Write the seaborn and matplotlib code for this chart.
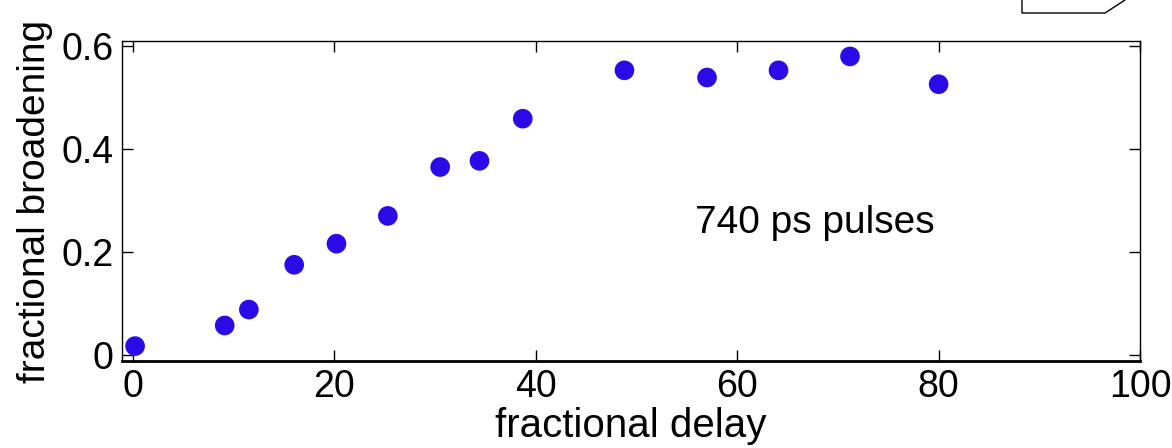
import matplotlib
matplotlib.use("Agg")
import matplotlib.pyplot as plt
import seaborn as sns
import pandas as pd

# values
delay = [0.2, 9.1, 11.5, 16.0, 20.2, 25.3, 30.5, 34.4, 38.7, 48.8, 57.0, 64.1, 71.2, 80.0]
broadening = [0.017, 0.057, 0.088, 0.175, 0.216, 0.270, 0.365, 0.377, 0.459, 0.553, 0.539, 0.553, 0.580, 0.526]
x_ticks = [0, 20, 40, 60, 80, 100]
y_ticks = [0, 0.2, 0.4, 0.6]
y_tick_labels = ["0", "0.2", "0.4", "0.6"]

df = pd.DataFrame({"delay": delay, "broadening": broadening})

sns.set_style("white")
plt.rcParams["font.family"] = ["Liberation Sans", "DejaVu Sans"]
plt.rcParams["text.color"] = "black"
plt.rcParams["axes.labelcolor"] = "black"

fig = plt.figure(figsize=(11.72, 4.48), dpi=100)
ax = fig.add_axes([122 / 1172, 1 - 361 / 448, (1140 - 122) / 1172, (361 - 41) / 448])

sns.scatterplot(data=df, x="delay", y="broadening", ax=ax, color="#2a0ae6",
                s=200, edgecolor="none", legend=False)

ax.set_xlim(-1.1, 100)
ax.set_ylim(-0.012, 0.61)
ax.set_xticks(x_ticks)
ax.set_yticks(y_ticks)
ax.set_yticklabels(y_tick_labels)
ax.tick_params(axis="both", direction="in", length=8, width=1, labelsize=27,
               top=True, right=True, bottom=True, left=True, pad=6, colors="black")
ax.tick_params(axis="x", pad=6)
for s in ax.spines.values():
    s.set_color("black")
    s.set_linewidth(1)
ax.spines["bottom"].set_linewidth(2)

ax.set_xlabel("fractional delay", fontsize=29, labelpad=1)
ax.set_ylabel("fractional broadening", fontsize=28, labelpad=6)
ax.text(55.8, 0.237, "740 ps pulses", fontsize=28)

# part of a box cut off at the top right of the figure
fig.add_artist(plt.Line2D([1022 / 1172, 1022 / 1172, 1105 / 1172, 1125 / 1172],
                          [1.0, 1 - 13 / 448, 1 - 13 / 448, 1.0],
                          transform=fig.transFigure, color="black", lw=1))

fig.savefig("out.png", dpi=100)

---

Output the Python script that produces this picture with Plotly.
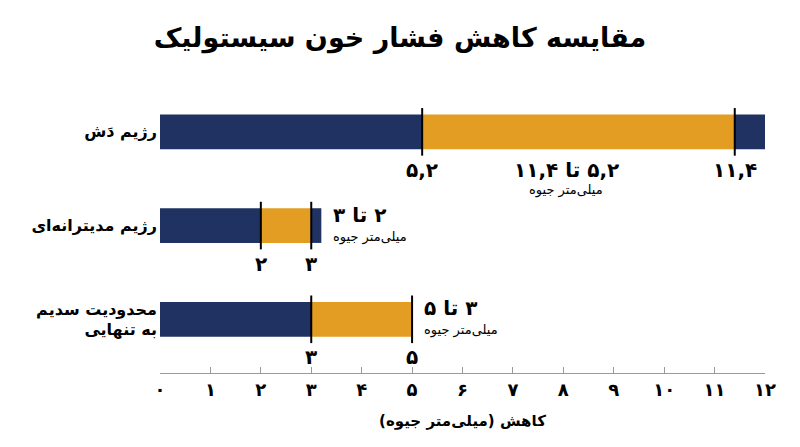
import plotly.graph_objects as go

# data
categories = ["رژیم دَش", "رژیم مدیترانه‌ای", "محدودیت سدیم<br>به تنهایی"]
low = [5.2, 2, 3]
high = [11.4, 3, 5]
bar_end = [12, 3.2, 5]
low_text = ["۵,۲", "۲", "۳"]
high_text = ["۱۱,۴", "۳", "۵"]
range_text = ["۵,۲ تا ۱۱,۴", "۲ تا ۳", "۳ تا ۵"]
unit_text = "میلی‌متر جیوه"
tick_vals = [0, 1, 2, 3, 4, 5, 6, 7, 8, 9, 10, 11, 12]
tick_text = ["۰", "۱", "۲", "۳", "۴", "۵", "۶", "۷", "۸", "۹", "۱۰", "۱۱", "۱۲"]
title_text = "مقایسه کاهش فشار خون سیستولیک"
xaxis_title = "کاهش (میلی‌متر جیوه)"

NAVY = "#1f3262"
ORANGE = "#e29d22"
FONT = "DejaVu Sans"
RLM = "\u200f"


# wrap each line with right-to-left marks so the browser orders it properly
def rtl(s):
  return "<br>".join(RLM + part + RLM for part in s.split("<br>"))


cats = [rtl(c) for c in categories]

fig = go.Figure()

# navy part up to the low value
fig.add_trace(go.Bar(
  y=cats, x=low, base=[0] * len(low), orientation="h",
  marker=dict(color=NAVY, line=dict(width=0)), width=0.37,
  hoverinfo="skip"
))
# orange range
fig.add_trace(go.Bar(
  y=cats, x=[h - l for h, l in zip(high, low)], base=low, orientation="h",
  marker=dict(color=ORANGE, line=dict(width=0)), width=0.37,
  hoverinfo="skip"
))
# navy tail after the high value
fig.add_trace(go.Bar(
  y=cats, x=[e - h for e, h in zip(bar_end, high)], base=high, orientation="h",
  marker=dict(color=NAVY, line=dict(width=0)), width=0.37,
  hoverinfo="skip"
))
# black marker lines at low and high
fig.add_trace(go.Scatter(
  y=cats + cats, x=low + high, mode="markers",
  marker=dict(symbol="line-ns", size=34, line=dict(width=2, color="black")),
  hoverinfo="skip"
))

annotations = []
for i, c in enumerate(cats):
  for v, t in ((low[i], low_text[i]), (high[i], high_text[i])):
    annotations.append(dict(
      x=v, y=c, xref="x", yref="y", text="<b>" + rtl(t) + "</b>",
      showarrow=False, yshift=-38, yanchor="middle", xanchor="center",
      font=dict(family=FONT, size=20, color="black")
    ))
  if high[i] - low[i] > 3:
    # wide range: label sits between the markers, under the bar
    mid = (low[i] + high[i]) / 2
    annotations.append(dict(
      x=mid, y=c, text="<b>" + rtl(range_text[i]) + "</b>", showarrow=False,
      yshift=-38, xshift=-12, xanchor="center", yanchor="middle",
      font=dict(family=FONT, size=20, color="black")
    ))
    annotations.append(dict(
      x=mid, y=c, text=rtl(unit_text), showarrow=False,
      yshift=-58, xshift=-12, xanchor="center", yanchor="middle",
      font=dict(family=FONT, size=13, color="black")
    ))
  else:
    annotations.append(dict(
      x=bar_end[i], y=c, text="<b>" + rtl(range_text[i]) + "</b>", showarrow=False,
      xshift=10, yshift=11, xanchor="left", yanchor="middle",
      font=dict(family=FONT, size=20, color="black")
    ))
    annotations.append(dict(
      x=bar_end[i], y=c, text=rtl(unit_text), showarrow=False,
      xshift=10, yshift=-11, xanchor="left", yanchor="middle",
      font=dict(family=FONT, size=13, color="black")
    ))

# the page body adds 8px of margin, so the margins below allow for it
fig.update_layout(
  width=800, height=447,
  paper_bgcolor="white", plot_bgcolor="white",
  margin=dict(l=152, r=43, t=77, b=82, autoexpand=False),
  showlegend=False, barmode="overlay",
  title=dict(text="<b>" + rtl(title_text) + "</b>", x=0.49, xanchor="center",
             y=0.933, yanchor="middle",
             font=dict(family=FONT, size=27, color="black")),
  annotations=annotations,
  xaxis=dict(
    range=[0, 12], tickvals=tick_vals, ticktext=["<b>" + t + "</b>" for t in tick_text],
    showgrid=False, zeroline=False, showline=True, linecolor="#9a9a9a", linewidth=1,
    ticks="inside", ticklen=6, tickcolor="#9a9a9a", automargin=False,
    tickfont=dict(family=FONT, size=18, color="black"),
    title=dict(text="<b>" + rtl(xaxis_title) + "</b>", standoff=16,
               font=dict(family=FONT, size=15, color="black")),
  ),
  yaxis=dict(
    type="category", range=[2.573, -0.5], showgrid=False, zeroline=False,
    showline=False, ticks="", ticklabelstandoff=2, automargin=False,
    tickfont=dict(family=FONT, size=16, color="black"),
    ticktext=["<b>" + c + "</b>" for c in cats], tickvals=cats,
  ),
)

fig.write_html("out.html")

...

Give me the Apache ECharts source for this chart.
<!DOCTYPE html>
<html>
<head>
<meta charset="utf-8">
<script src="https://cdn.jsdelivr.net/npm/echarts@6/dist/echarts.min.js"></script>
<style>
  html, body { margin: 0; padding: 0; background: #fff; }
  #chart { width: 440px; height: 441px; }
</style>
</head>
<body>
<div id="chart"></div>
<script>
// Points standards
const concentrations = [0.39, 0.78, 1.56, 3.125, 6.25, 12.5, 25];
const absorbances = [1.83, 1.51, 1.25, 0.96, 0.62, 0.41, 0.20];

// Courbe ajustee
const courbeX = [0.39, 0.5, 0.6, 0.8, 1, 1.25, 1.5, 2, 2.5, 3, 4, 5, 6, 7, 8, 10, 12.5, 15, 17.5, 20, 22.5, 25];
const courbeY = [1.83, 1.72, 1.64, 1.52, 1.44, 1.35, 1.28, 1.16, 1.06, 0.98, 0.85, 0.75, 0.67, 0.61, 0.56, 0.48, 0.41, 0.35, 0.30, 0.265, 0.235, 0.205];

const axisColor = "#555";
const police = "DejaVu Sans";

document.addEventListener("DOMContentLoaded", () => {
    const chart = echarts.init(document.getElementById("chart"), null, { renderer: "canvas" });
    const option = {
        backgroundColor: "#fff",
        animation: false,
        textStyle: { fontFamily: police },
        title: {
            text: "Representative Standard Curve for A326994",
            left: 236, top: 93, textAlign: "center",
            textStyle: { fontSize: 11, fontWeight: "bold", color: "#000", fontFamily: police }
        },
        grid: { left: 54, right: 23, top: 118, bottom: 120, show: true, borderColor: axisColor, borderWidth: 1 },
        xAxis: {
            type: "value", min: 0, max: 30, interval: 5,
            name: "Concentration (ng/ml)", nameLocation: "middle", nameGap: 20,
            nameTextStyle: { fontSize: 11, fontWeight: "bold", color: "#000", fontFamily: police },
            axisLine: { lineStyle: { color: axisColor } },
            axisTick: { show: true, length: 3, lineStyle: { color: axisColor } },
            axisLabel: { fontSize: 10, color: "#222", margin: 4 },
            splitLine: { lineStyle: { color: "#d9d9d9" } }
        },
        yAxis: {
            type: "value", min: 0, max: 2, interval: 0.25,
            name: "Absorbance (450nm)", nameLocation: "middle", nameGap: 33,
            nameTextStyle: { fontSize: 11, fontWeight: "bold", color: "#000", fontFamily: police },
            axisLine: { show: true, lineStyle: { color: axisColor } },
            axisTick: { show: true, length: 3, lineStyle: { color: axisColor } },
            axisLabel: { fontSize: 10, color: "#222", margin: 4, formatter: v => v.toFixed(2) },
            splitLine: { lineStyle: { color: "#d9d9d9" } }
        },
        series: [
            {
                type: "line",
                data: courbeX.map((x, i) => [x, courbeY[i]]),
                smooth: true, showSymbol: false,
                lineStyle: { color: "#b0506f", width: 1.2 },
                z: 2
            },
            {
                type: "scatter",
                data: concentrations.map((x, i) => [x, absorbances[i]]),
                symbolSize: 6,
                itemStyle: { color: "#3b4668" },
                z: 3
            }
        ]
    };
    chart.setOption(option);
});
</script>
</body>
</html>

> **PROMPT**:
From the listing above, restate verbatim the lines running from the one with "Output the Python" through the one with "fig = go.Figure()", inclusive, but not the pictures.

> **EXERCISE SOLUTION**:
Output the Python script that produces this picture with Plotly.
import plotly.graph_objects as go

# data
categories = ["رژیم دَش", "رژیم مدیترانه‌ای", "محدودیت سدیم<br>به تنهایی"]
low = [5.2, 2, 3]
high = [11.4, 3, 5]
bar_end = [12, 3.2, 5]
low_text = ["۵,۲", "۲", "۳"]
high_text = ["۱۱,۴", "۳", "۵"]
range_text = ["۵,۲ تا ۱۱,۴", "۲ تا ۳", "۳ تا ۵"]
unit_text = "میلی‌متر جیوه"
tick_vals = [0, 1, 2, 3, 4, 5, 6, 7, 8, 9, 10, 11, 12]
tick_text = ["۰", "۱", "۲", "۳", "۴", "۵", "۶", "۷", "۸", "۹", "۱۰", "۱۱", "۱۲"]
title_text = "مقایسه کاهش فشار خون سیستولیک"
xaxis_title = "کاهش (میلی‌متر جیوه)"

NAVY = "#1f3262"
ORANGE = "#e29d22"
FONT = "DejaVu Sans"
RLM = "\u200f"


# wrap each line with right-to-left marks so the browser orders it properly
def rtl(s):
  return "<br>".join(RLM + part + RLM for part in s.split("<br>"))


cats = [rtl(c) for c in categories]

fig = go.Figure()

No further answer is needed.